↓↓↓

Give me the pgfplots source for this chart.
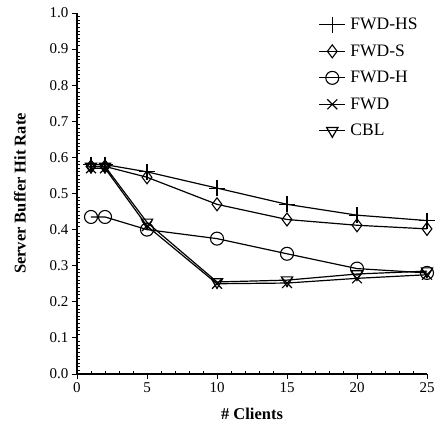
\documentclass[border=0pt]{standalone}
\usepackage{fontspec}
\setmainfont{Liberation Serif}
\usepackage{pgfplots}
\pgfplotsset{compat=1.18}

\begin{document}
\begin{tikzpicture}
  \begin{axis}[
      scale only axis,
      width=350pt, height=361pt,
      xmin=0, xmax=25, ymin=0, ymax=1,
      axis lines=left,
      axis line style={-, line width=1.2pt},
      xtick={0,5,10,15,20,25},
      ytick={0,0.1,...,1.0},
      minor x tick num=4,
      minor y tick num=9,
      tick align=outside,
      major tick length=5pt,
      minor tick length=3pt,
      minor x tick style={yshift=3pt},
      minor y tick style={xshift=3pt},
      tick style={black, line width=0.9pt},
      yticklabel style={/pgf/number format/fixed, /pgf/number format/fixed zerofill, /pgf/number format/precision=1},
      /pgf/number format/assume math mode=true,
      tick label style={font=\fontsize{15}{17}\selectfont},
      xlabel={\textbf{\# Clients}},
      ylabel={\textbf{Server Buffer Hit Rate}},
      label style={font=\fontsize{16.5}{18}\selectfont},
      xlabel style={at={(axis description cs:0.5,0)}, anchor=center, yshift=-40pt},
      ylabel style={at={(axis description cs:0,0.5)}, anchor=center, yshift=57pt},
      every axis plot/.append style={black, line width=1.2pt, mark options={solid, line width=1.1pt, fill=white}},
      legend style={draw=none, fill=none, at={(axis description cs:0.69,1.0)}, anchor=north west, yshift=-3pt,
                    font=\fontsize{17.5}{19}\selectfont, row sep=9.5pt, inner sep=0pt, nodes={inner xsep=4.5pt}},
      legend cell align=left,
      legend image code/.code={\draw[mark repeat=2, mark phase=2] plot coordinates {(0pt,0pt) (13pt,0pt) (26pt,0pt)};},
    ]
    \addplot[mark=+, mark size=8pt] coordinates {(1,0.58) (2,0.58) (5,0.56) (10,0.515) (15,0.47) (20,0.44) (25,0.425)};
    \addlegendentry{FWD-HS}
    \addplot[mark=diamond, mark size=6.5pt] coordinates {(1,0.575) (2,0.575) (5,0.545) (10,0.47) (15,0.428) (20,0.412) (25,0.402)};
    \addlegendentry{FWD-S}
    \addplot[mark=o, mark size=6.5pt] coordinates {(1,0.435) (2,0.435) (5,0.40) (10,0.375) (15,0.333) (20,0.292) (25,0.28)};
    \addlegendentry{FWD-H}
    \addplot[mark=x, mark size=7pt] coordinates {(1,0.57) (2,0.57) (5,0.41) (10,0.25) (15,0.252) (20,0.265) (25,0.275)};
    \addlegendentry{FWD}
    \addplot[mark=triangle, mark size=6.5pt, mark options={rotate=180}] coordinates {(1,0.575) (2,0.575) (5,0.42) (10,0.255) (15,0.26) (20,0.277) (25,0.285)};
    \addlegendentry{CBL}
    \path (rel axis cs:0,0) ++(-77pt,-54pt) coordinate (bbl);
    \path (rel axis cs:1,1) ++(11pt,13pt) coordinate (bbr);
  \end{axis}
  \pgfresetboundingbox
  \useasboundingbox (bbl) rectangle (bbr);
\end{tikzpicture}
\end{document}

↑↑↑

** TASK PROMPT **
Reproduce every line exactly and omit all pictures.

** SOLUTION FOR THIS PROBLEM **
Give me the pgfplots source for this chart.
\documentclass[border=0pt]{standalone}
\usepackage{fontspec}
\setmainfont{Liberation Serif}
\usepackage{pgfplots}
\pgfplotsset{compat=1.18}

\begin{document}
\begin{tikzpicture}
  \begin{axis}[
      scale only axis,
      width=350pt, height=361pt,
      xmin=0, xmax=25, ymin=0, ymax=1,
      axis lines=left,
      axis line style={-, line width=1.2pt},
      xtick={0,5,10,15,20,25},
      ytick={0,0.1,...,1.0},
      minor x tick num=4,
      minor y tick num=9,
      tick align=outside,
      major tick length=5pt,
      minor tick length=3pt,
      minor x tick style={yshift=3pt},
      minor y tick style={xshift=3pt},
      tick style={black, line width=0.9pt},
      yticklabel style={/pgf/number format/fixed, /pgf/number format/fixed zerofill, /pgf/number format/precision=1},
      /pgf/number format/assume math mode=true,
      tick label style={font=\fontsize{15}{17}\selectfont},
      xlabel={\textbf{\# Clients}},
      ylabel={\textbf{Server Buffer Hit Rate}},
      label style={font=\fontsize{16.5}{18}\selectfont},
      xlabel style={at={(axis description cs:0.5,0)}, anchor=center, yshift=-40pt},
      ylabel style={at={(axis description cs:0,0.5)}, anchor=center, yshift=57pt},
      every axis plot/.append style={black, line width=1.2pt, mark options={solid, line width=1.1pt, fill=white}},
      legend style={draw=none, fill=none, at={(axis description cs:0.69,1.0)}, anchor=north west, yshift=-3pt,
                    font=\fontsize{17.5}{19}\selectfont, row sep=9.5pt, inner sep=0pt, nodes={inner xsep=4.5pt}},
      legend cell align=left,
      legend image code/.code={\draw[mark repeat=2, mark phase=2] plot coordinates {(0pt,0pt) (13pt,0pt) (26pt,0pt)};},
    ]
    \addplot[mark=+, mark size=8pt] coordinates {(1,0.58) (2,0.58) (5,0.56) (10,0.515) (15,0.47) (20,0.44) (25,0.425)};
    \addlegendentry{FWD-HS}
    \addplot[mark=diamond, mark size=6.5pt] coordinates {(1,0.575) (2,0.575) (5,0.545) (10,0.47) (15,0.428) (20,0.412) (25,0.402)};
    \addlegendentry{FWD-S}
    \addplot[mark=o, mark size=6.5pt] coordinates {(1,0.435) (2,0.435) (5,0.40) (10,0.375) (15,0.333) (20,0.292) (25,0.28)};
    \addlegendentry{FWD-H}
    \addplot[mark=x, mark size=7pt] coordinates {(1,0.57) (2,0.57) (5,0.41) (10,0.25) (15,0.252) (20,0.265) (25,0.275)};
    \addlegendentry{FWD}
    \addplot[mark=triangle, mark size=6.5pt, mark options={rotate=180}] coordinates {(1,0.575) (2,0.575) (5,0.42) (10,0.255) (15,0.26) (20,0.277) (25,0.285)};
    \addlegendentry{CBL}
    \path (rel axis cs:0,0) ++(-77pt,-54pt) coordinate (bbl);
    \path (rel axis cs:1,1) ++(11pt,13pt) coordinate (bbr);
  \end{axis}
  \pgfresetboundingbox
  \useasboundingbox (bbl) rectangle (bbr);
\end{tikzpicture}
\end{document}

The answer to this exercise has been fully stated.